Transylvania Women’s Basketball
Try to picture a basketball player at the pinnacle of success.
Multimillion-dollar shoe contract. Flashy cars. Autographs. Ego.
Of course not all successful basketball players are like this. In fact, members of Transylvania’s women’s basketball team strive not for individual glory but for humility and generosity.
Coach Juli Fulks drills into her players’ heads this culture of giving, which she sees as necessary to the game as shot blocking and lay-ups.
Fulks goes around to every player as they stretch to get ready for each Monday’s practice, and she asks them to talk about how they’ve served others during the past week.
And it’s not just the players who are expected to give of themselves. It’s a top down thing—the coaches serve the players just as the seniors are asked to serve their younger teammates, and so on. “We are not the program that expects the freshmen to come in and do the laundry,” Fulks says. “The core fundamental of our team is servant leadership.”
This ethic is most evident with the team’s many community engagement efforts—whether they are teaching basketball skills to youth at the YMCA, playing a game with Special Olympics athletes or spending an afternoon at a local retirement home.
Perhaps less evident is how being servant-leaders helps them win games. “I think team culture is the number-one factor in being able to win high-level championships,” Fulks says. “And you can’t do that without having a culture that puts the team first.”
Say one of her players finds herself with an open shot—but then realizes a teammate with a hot shooting streak is also open—she needs to be OK with passing instead of shooting. And that can be a tough thing to do with the crowd cheering you on in the heat of a tight game.
Senior guard Sarah Ashley says a big part of her team’s offense is knowing who should take the shot and getting them the ball in the right place. “Ultimately, I’m a part of the team and it’s a team sport. I’m not there to get my points. I’m there to get my team points.”
Being a good teammate goes beyond dishing out a crisp pass to the perimeter so somebody else can sink a three. It means keeping your head in the game— which in itself is a form of generosity because giving your attention, being a good listener, are selfless acts.
The Pioneers drill this like some teams run through Xs and Os on a chalkboard. For instance, in the lower-stress environment of practice—as opposed to when a game is on the line—they go over how to tell a teammate she needs to be doing something different, and they learn how to handle being on the other end of feedback in a way doesn’t feel like they’re being attacked.
“We practice how we communicate with each other all the time,” Fulks says. “You can’t learn unless you’re listening—whether it’s learning about your teammates as people or learning about and then executing a skill set.”
Ashley says listening is imperative in basketball. “When you’re listening to someone, you’re giving them your time, which is perhaps the most finite resource that you have.”
In addition to developing listening skills, the players train their awareness on the game in other ways. The natural reaction to missing a shot might be for a player to put her head down—or maybe her mind drifts off to an argument she had with her roommate—but this goes against the selflessness the team depends on. She might miss a call for a certain type of defense to run, for instance.

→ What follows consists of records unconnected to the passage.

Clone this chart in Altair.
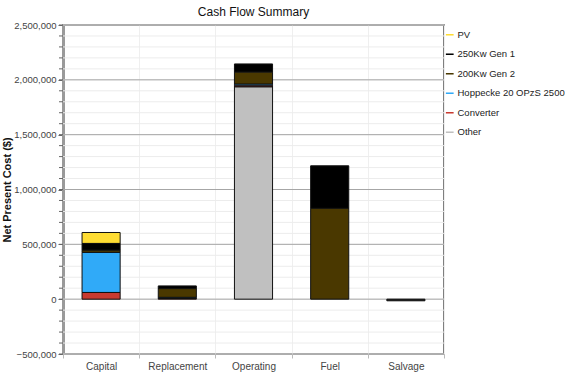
import altair as alt
import pandas as pd

# Cash flow categories and net present cost per component (USD)
categories = ["Capital", "Replacement", "Operating", "Fuel", "Salvage"]
components = ["PV", "250Kw Gen 1", "200Kw Gen 2", "Hoppecke 20 OPzS 2500", "Converter", "Other"]
colors = ["#ffdd33", "#000000", "#4a3800", "#30aaf8", "#c83a30", "#c0c0c0"]

pv = [100000, 0, 0, 0, 0]
gen1 = [62000, 25000, 75000, 388000, -15000]
gen2 = [20000, 80000, 110000, 828000, 0]
hoppecke = [365000, 10000, 15000, 0, 0]
converter = [61000, 6000, 10000, 0, 0]
other = [0, 0, 1935000, 0, 0]

# y axis: labelled major steps and unlabelled minor steps
major_values = [-500000, 0, 500000, 1000000, 1500000, 2000000, 2500000]
minor_values = list(range(-500000, 2500001, 100000))

# stacking order from the bottom up
stack_rank = {"Other": 0, "Converter": 1, "Hoppecke 20 OPzS 2500": 2,
              "200Kw Gen 2": 3, "250Kw Gen 1": 4, "PV": 5}

series = dict(zip(components, [pv, gen1, gen2, hoppecke, converter, other]))
rows = []
for comp, vals in series.items():
    for cat, v in zip(categories, vals):
        if v != 0:
            rows.append({"category": cat, "component": comp, "cost": v,
                         "rank": stack_rank[comp]})
df = pd.DataFrame(rows)

major_df = pd.DataFrame({"y": major_values})
minor_df = pd.DataFrame({"y": minor_values})

FONT = "Liberation Sans"

y_scale = alt.Scale(domain=[-500000, 2500000], nice=False, zero=False)

minor_grid = alt.Chart(minor_df).mark_rule(color="#ececec", strokeWidth=1).encode(
    y=alt.Y("y:Q", scale=y_scale, axis=None)
)

minor_ticks = alt.Chart(minor_df).mark_rule(color="#666666", strokeWidth=1).encode(
    x=alt.value(-4), x2=alt.value(0),
    y=alt.Y("y:Q", scale=y_scale, axis=None)
)

major_grid = alt.Chart(major_df).mark_rule(color="#a6a6a6", strokeWidth=1).encode(
    y=alt.Y("y:Q", scale=y_scale, title="Net Present Cost ($)",
            axis=alt.Axis(values=major_values, format=",d", grid=False,
                          labelOverlap=False, labelBound=False, labelFlush=False,
                          tickSize=5, tickColor="#666666",
                          domainColor="#9a9a9a", domainWidth=3,
                          labelFontSize=9.5, labelColor="#444444", labelFont=FONT,
                          labelPadding=2, titleFontSize=11, titleFontWeight="bold",
                          titleFont=FONT, titleColor="#111111",
                          titleX=-51, titleY=164.5))
)

bars = alt.Chart(df).mark_bar(
    width=alt.RelativeBandSize(0.5), stroke="#111111", strokeWidth=1
).encode(
    x=alt.X("category:N", sort=categories, title=None,
            scale=alt.Scale(paddingInner=0, paddingOuter=0),
            axis=alt.Axis(labelAngle=0, tickBand="extent", grid=True,
                          gridColor="#efefef", domain=False, tickColor="#bbbbbb",
                          tickSize=4, labelPadding=3, labelFontSize=10,
                          labelColor="#444444", labelFont=FONT)),
    y=alt.Y("sum(cost):Q", scale=y_scale, stack="zero", axis=None),
    color=alt.Color("component:N",
                    scale=alt.Scale(domain=components, range=colors),
                    legend=alt.Legend(title=None, orient="none", legendX=382, legendY=5,
                                      symbolType="M-1,-0.2L1,-0.2L1,0.2L-1,0.2Z",
                                      symbolStrokeWidth=0, symbolSize=60,
                                      symbolOffset=0, rowPadding=8.5, labelOffset=3,
                                      labelFontSize=9.5, labelFont=FONT,
                                      labelColor="#222222", labelLimit=140)),
    order=alt.Order("rank:Q", sort="ascending"),
)

chart = alt.layer(minor_grid, major_grid, minor_ticks, bars).resolve_axis(
    y="independent"
).properties(
    width=381,
    height=329,
    title=alt.TitleParams("Cash Flow Summary", fontSize=12, fontWeight="normal",
                          font=FONT, color="#111111", offset=1, anchor="middle"),
    autosize=alt.AutoSizeParams(type="none"),
    padding={"left": 63, "top": 25, "right": 122, "bottom": 19},
).configure_view(stroke="#555555", strokeWidth=1.5)

chart.save("out.html", embed_options={"renderer": "svg", "actions": False})
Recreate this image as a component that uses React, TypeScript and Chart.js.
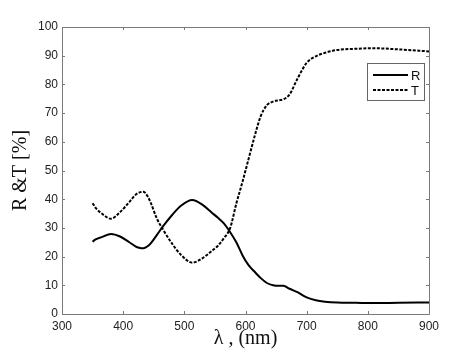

Junior guard Celia Kline says the other players can give her a mental push to get past a mistake or forget about a bad day. “As a team we really help each other through that and help build each other up if we do make a mistake.”
Sophomore guard Shelby Boyle agrees. Something as simple as a high five or knowing the player next to her is going at it as hard as she is helps keep her head in the game. “When I know my teammates are giving their all, it makes me want to go hard too because that’s what being on a team is—you all give everything that you have.”
This culture of “we over me” extends to when a player has just scored 30 points and is getting all the media attention. On the one hand, that player needs to truly understand she had a great game because her teammates were doing their job—getting her the ball, rebounding and screening well, Fulks says. On the other hand, while it may be human nature to be jealous and want to tear down the star player, the others should be excited and complimentary. When the hero is humble and the rest are appreciative, “that’s when you know you have things going in the right direction,” she says.
The university’s entire athletics program exemplifies this culture of giving.
Holly Sheilley, vice president for enrollment and student life and director of athletics, says one of the things that got the softball team all the way to the NCAA super regionals last year was that the players embraced their roles—even if that meant a player serving as a pinch runner. It may not have been the role they would have picked, but they understood it helped the team be successful.
Sheilley says the Transylvania coaching staff inspires this kind of grace—as with Coach Fulks, they stress the value of putting others first. “It seems like that would be all coaches’ philosophies, but it’s really not.”
And it’s not just something they preach but don’t practice. Leaders like Head Baseball Coach Zach Getsee serve as role models for their players. Whether he is laying sod on the field, cutting the grass or helping tend the dirt, he shows his players how to put themselves out and work hard—as opposed to just telling them to do it.
In addition to this motivation the players receive from coaches, they also are inspired by a sense of gratitude.
They realize that an opportunity to play collegiate athletics, whether it’s in Division I or III, is a huge privilege, Sheilley says. “With every huge privilege in life you get, you have an obligation to give back.”